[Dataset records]
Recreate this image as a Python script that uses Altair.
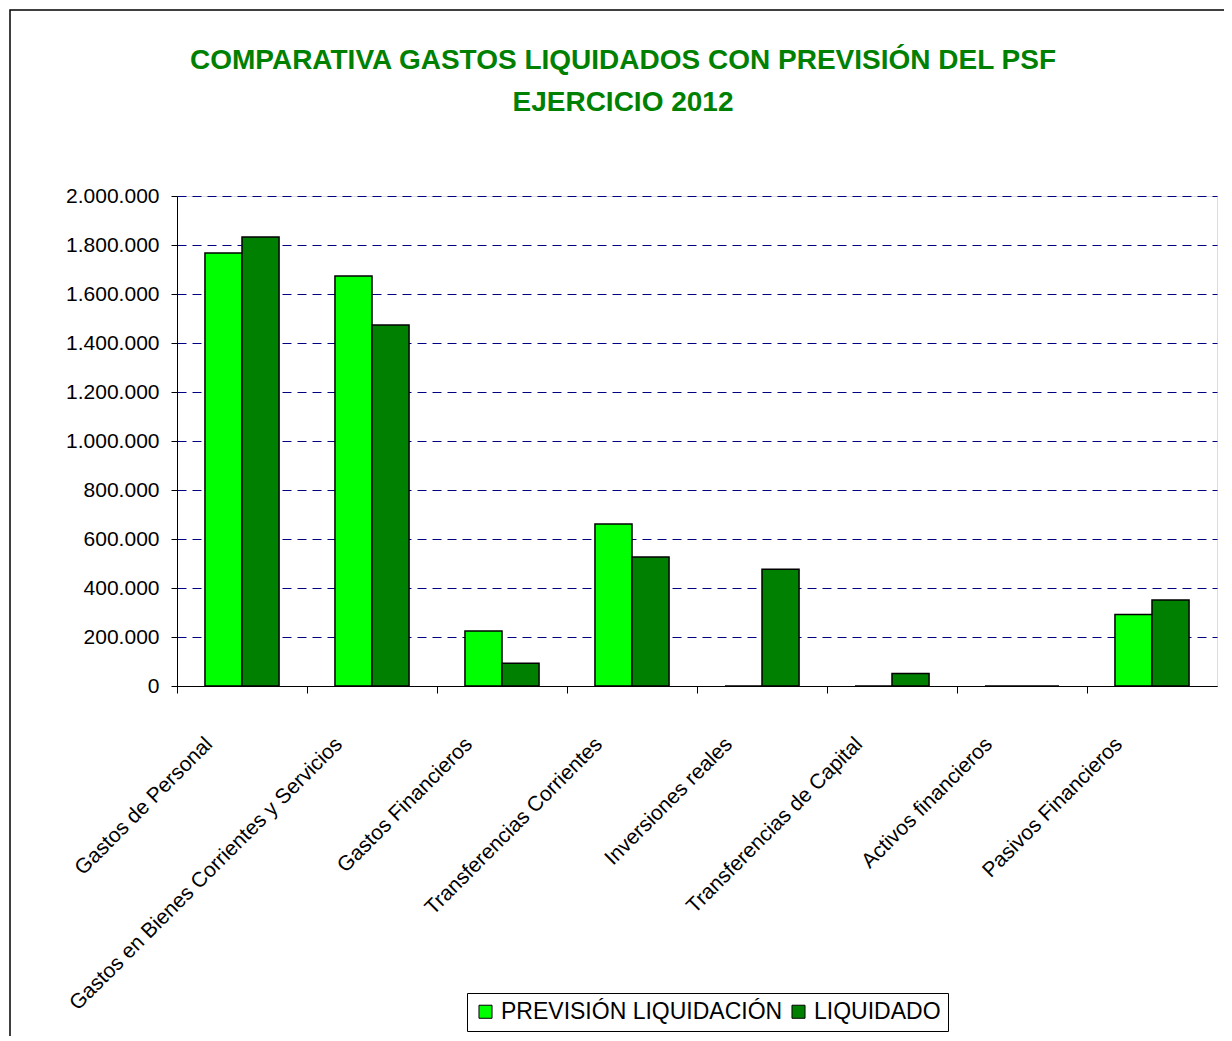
import altair as alt
import pandas as pd

categorias = [
    "Gastos de Personal",
    "Gastos en Bienes Corrientes y Servicios",
    "Gastos Financieros",
    "Transferencias Corrientes",
    "Inversiones reales",
    "Transferencias de Capital",
    "Activos financieros",
    "Pasivos Financieros",
]
series = ["PREVISIÓN LIQUIDACIÓN", "LIQUIDADO"]
prevision = [1767000, 1673000, 225000, 661000, 0, 0, 0, 292000]
liquidado = [1833000, 1473000, 93000, 527000, 477000, 51000, 0, 351000]
colores = ["#00FF00", "#008000"]

rows = []
for c, p, l in zip(categorias, prevision, liquidado):
    rows.append({"categoria": c, "serie": series[0], "valor": p})
    rows.append({"categoria": c, "serie": series[1], "valor": l})
df = pd.DataFrame(rows)

FONT = "Liberation Sans, Arial, sans-serif"

bars = alt.Chart(df).mark_bar(stroke="black", strokeWidth=1.5).encode(
    x=alt.X(
        "categoria:N",
        sort=categorias,
        title=None,
        scale=alt.Scale(paddingInner=0.43, paddingOuter=0.215),
        axis=alt.Axis(
            tickOffset=-65,
            tickSize=7,
            tickColor="black",
            domainColor="black",
            labelAngle=315,
            labelAlign="right",
            labelBaseline="top",
            labelOffset=24,
            labelPadding=40,
            labelLimit=600,
            labelFont=FONT,
            labelFontSize=21,
            labelColor="black",
            grid=False,
        ),
    ),
    xOffset=alt.XOffset("serie:N", sort=series),
    y=alt.Y(
        "valor:Q",
        title=None,
        scale=alt.Scale(domain=[0, 2000000], nice=False),
        axis=alt.Axis(
            values=[0, 200000, 400000, 600000, 800000, 1000000, 1200000,
                    1400000, 1600000, 1800000, 2000000],
            format=",d",
            tickSize=6,
            tickColor="black",
            domainColor="black",
            labelPadding=12,
            labelFont=FONT,
            labelFontSize=21,
            labelColor="black",
            grid=True,
            gridColor="#000080",
            gridDash=[9, 6],
            gridWidth=1,
        ),
    ),
    color=alt.Color(
        "serie:N",
        sort=series,
        scale=alt.Scale(domain=series, range=colores),
        legend=alt.Legend(
            title=None,
            orient="none",
            legendX=290,
            legendY=797,
            direction="horizontal",
            symbolType="square",
            symbolSize=170,
            symbolStrokeColor="black",
            symbolStrokeWidth=1,
            labelFont=FONT,
            labelFontSize=23,
            labelColor="black",
            labelLimit=500,
            strokeColor="black",
            fillColor="white",
            padding=7,
            columnPadding=4,
            labelOffset=4,
        ),
    ),
)

frame = alt.Chart(alt.Data(values=[{"a": 1}])).mark_rect(
    fill=None, stroke="black", strokeWidth=1.5, clip=False
).encode(
    x=alt.value(-167), x2=alt.value(1200),
    y=alt.value(-186), y2=alt.value(1000),
)

chart = alt.layer(frame, bars).properties(
    width=1040,
    height=490,
    padding={"left": 169, "top": 188, "right": 7, "bottom": 350},
    autosize=alt.AutoSizeParams(type="none"),
    title=alt.TitleParams(
        text=["COMPARATIVA GASTOS LIQUIDADOS CON PREVISIÓN DEL PSF", "EJERCICIO 2012"],
        color="#008000",
        font="Liberation Sans, Arial, sans-serif",
        fontWeight="bold",
        fontSize=28,
        lineHeight=42,
        anchor="middle",
        frame="group",
        baseline="top",
        dx=-74,
        offset=-108,
    ),
).configure_view(
    fill="#CCFFCC", stroke="#808080", strokeDash=[9, 6], strokeWidth=1
).configure(
    locale={"number": {"decimal": ",", "thousands": ".", "grouping": [3],
                       "currency": ["", " €"]}},
    background="white",
)

chart.save("out.html", embed_options={"renderer": "svg", "actions": False})
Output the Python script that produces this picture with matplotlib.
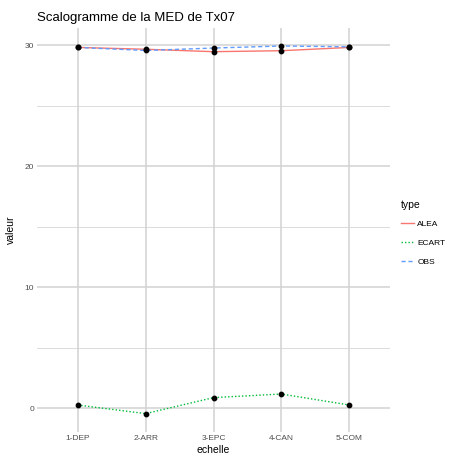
import matplotlib.pyplot as plt
from matplotlib.lines import Line2D

plt.rcParams['font.family'] = ['Liberation Sans', 'DejaVu Sans']

echelles = ["1-DEP", "2-ARR", "3-EPC", "4-CAN", "5-COM"]
alea = [29.80, 29.65, 29.45, 29.53, 29.80]
ecart = [0.25, -0.46, 0.86, 1.16, 0.25]
obs = [29.80, 29.55, 29.75, 29.92, 29.85]

types = ["ALEA", "ECART", "OBS"]
couleurs = {"ALEA": "#F8766D", "ECART": "#00BA38", "OBS": "#619CFF"}
styles = {"ALEA": "-", "ECART": (0, (1, 1.5)), "OBS": (0, (3, 2))}
valeurs = {"ALEA": alea, "ECART": ecart, "OBS": obs}

W, H = 449, 457
fig = plt.figure(figsize=(W / 100, H / 100), dpi=100)
ax = fig.add_axes([37 / W, 1 - 432 / H, (390 - 37) / W, (432 - 27.6) / H])

x = list(range(1, len(echelles) + 1))
for t in types:
    ax.plot(x, valeurs[t], color=couleurs[t], linestyle=styles[t], lw=1.0, zorder=3)
for t in types:
    ax.scatter(x, valeurs[t], color="black", s=10, zorder=4)

ax.set_xlim(0.4, 5.6)
ax.set_ylim(-1.98, 31.44)
ax.set_xticks(x)
ax.set_xticklabels(echelles)
ax.set_yticks([0, 10, 20, 30])
ax.set_yticks([5, 15, 25], minor=True)

ax.grid(True, which="major", color="#D2D2D2", lw=1.1)
ax.grid(True, which="minor", axis="y", color="#D2D2D2", lw=0.55)
ax.set_axisbelow(True)
for s in ax.spines.values():
    s.set_visible(False)
ax.tick_params(which="both", length=0, labelsize=6, labelcolor="#4D4D4D", pad=2)

ax.set_xlabel("echelle", fontsize=7.5, labelpad=2)
ax.set_ylabel("valeur", fontsize=7.5, labelpad=6)
ax.set_title("Scalogramme de la MED de Tx07", fontsize=9.5, loc="left", pad=5)

handles = [Line2D([], [], color=couleurs[t], linestyle=styles[t], lw=1.0) for t in types]
leg = fig.legend(handles, ["ALEA", "ECART", "OBS"], title="type", loc="upper left",
                 bbox_to_anchor=(393 / W, 1 - 192 / H), frameon=False, fontsize=6,
                 title_fontsize=7.5, handlelength=1.6, handletextpad=0.4, labelspacing=1.3)
leg._legend_box.align = "left"

fig.savefig("out.png", dpi=100)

__TASK__: Pictures stay out; reproduce every line of the records exactly.

__RESPONSE FOR THIS EXERCISE__:
Recreate this image as a Python script that uses Altair.
import altair as alt
import pandas as pd

categorias = [
    "Gastos de Personal",
    "Gastos en Bienes Corrientes y Servicios",
    "Gastos Financieros",
    "Transferencias Corrientes",
    "Inversiones reales",
    "Transferencias de Capital",
    "Activos financieros",
    "Pasivos Financieros",
]
series = ["PREVISIÓN LIQUIDACIÓN", "LIQUIDADO"]
prevision = [1767000, 1673000, 225000, 661000, 0, 0, 0, 292000]
liquidado = [1833000, 1473000, 93000, 527000, 477000, 51000, 0, 351000]
colores = ["#00FF00", "#008000"]

rows = []
for c, p, l in zip(categorias, prevision, liquidado):
    rows.append({"categoria": c, "serie": series[0], "valor": p})
    rows.append({"categoria": c, "serie": series[1], "valor": l})
df = pd.DataFrame(rows)

FONT = "Liberation Sans, Arial, sans-serif"

bars = alt.Chart(df).mark_bar(stroke="black", strokeWidth=1.5).encode(
    x=alt.X(
        "categoria:N",
        sort=categorias,
        title=None,
        scale=alt.Scale(paddingInner=0.43, paddingOuter=0.215),
        axis=alt.Axis(
            tickOffset=-65,
            tickSize=7,
            tickColor="black",
            domainColor="black",
            labelAngle=315,
            labelAlign="right",
            labelBaseline="top",
            labelOffset=24,
            labelPadding=40,
            labelLimit=600,
            labelFont=FONT,
            labelFontSize=21,
            labelColor="black",
            grid=False,
        ),
    ),
    xOffset=alt.XOffset("serie:N", sort=series),
    y=alt.Y(
        "valor:Q",
        title=None,
        scale=alt.Scale(domain=[0, 2000000], nice=False),
        axis=alt.Axis(
            values=[0, 200000, 400000, 600000, 800000, 1000000, 1200000,
                    1400000, 1600000, 1800000, 2000000],
            format=",d",
            tickSize=6,
            tickColor="black",
            domainColor="black",
            labelPadding=12,
            labelFont=FONT,
            labelFontSize=21,
            labelColor="black",
            grid=True,
            gridColor="#000080",
            gridDash=[9, 6],
            gridWidth=1,
        ),
    ),
    color=alt.Color(
        "serie:N",
        sort=series,
        scale=alt.Scale(domain=series, range=colores),
        legend=alt.Legend(
            title=None,
            orient="none",
            legendX=290,
            legendY=797,
            direction="horizontal",
            symbolType="square",
            symbolSize=170,
            symbolStrokeColor="black",
            symbolStrokeWidth=1,
            labelFont=FONT,
            labelFontSize=23,
            labelColor="black",
            labelLimit=500,
            strokeColor="black",
            fillColor="white",
            padding=7,
            columnPadding=4,
            labelOffset=4,
        ),
    ),
)

frame = alt.Chart(alt.Data(values=[{"a": 1}])).mark_rect(
    fill=None, stroke="black", strokeWidth=1.5, clip=False
).encode(
    x=alt.value(-167), x2=alt.value(1200),
    y=alt.value(-186), y2=alt.value(1000),
)

chart = alt.layer(frame, bars).properties(
    width=1040,
    height=490,
    padding={"left": 169, "top": 188, "right": 7, "bottom": 350},
    autosize=alt.AutoSizeParams(type="none"),
    title=alt.TitleParams(
        text=["COMPARATIVA GASTOS LIQUIDADOS CON PREVISIÓN DEL PSF", "EJERCICIO 2012"],
        color="#008000",
        font="Liberation Sans, Arial, sans-serif",
        fontWeight="bold",
        fontSize=28,
        lineHeight=42,
        anchor="middle",
        frame="group",
        baseline="top",
        dx=-74,
        offset=-108,
    ),
).configure_view(
    fill="#CCFFCC", stroke="#808080", strokeDash=[9, 6], strokeWidth=1
).configure(
    locale={"number": {"decimal": ",", "thousands": ".", "grouping": [3],
                       "currency": ["", " €"]}},
    background="white",
)

chart.save("out.html", embed_options={"renderer": "svg", "actions": False})
Output the Python script that produces this picture with matplotlib.
import matplotlib.pyplot as plt
from matplotlib.lines import Line2D

plt.rcParams['font.family'] = ['Liberation Sans', 'DejaVu Sans']

echelles = ["1-DEP", "2-ARR", "3-EPC", "4-CAN", "5-COM"]
alea = [29.80, 29.65, 29.45, 29.53, 29.80]
ecart = [0.25, -0.46, 0.86, 1.16, 0.25]
obs = [29.80, 29.55, 29.75, 29.92, 29.85]

types = ["ALEA", "ECART", "OBS"]
couleurs = {"ALEA": "#F8766D", "ECART": "#00BA38", "OBS": "#619CFF"}
styles = {"ALEA": "-", "ECART": (0, (1, 1.5)), "OBS": (0, (3, 2))}
valeurs = {"ALEA": alea, "ECART": ecart, "OBS": obs}

W, H = 449, 457
fig = plt.figure(figsize=(W / 100, H / 100), dpi=100)
ax = fig.add_axes([37 / W, 1 - 432 / H, (390 - 37) / W, (432 - 27.6) / H])

x = list(range(1, len(echelles) + 1))
for t in types:
    ax.plot(x, valeurs[t], color=couleurs[t], linestyle=styles[t], lw=1.0, zorder=3)
for t in types:
    ax.scatter(x, valeurs[t], color="black", s=10, zorder=4)

ax.set_xlim(0.4, 5.6)
ax.set_ylim(-1.98, 31.44)
ax.set_xticks(x)
ax.set_xticklabels(echelles)
ax.set_yticks([0, 10, 20, 30])
ax.set_yticks([5, 15, 25], minor=True)

ax.grid(True, which="major", color="#D2D2D2", lw=1.1)
ax.grid(True, which="minor", axis="y", color="#D2D2D2", lw=0.55)
ax.set_axisbelow(True)
for s in ax.spines.values():
    s.set_visible(False)
ax.tick_params(which="both", length=0, labelsize=6, labelcolor="#4D4D4D", pad=2)

ax.set_xlabel("echelle", fontsize=7.5, labelpad=2)
ax.set_ylabel("valeur", fontsize=7.5, labelpad=6)
ax.set_title("Scalogramme de la MED de Tx07", fontsize=9.5, loc="left", pad=5)

handles = [Line2D([], [], color=couleurs[t], linestyle=styles[t], lw=1.0) for t in types]
leg = fig.legend(handles, ["ALEA", "ECART", "OBS"], title="type", loc="upper left",
                 bbox_to_anchor=(393 / W, 1 - 192 / H), frameon=False, fontsize=6,
                 title_fontsize=7.5, handlelength=1.6, handletextpad=0.4, labelspacing=1.3)
leg._legend_box.align = "left"

fig.savefig("out.png", dpi=100)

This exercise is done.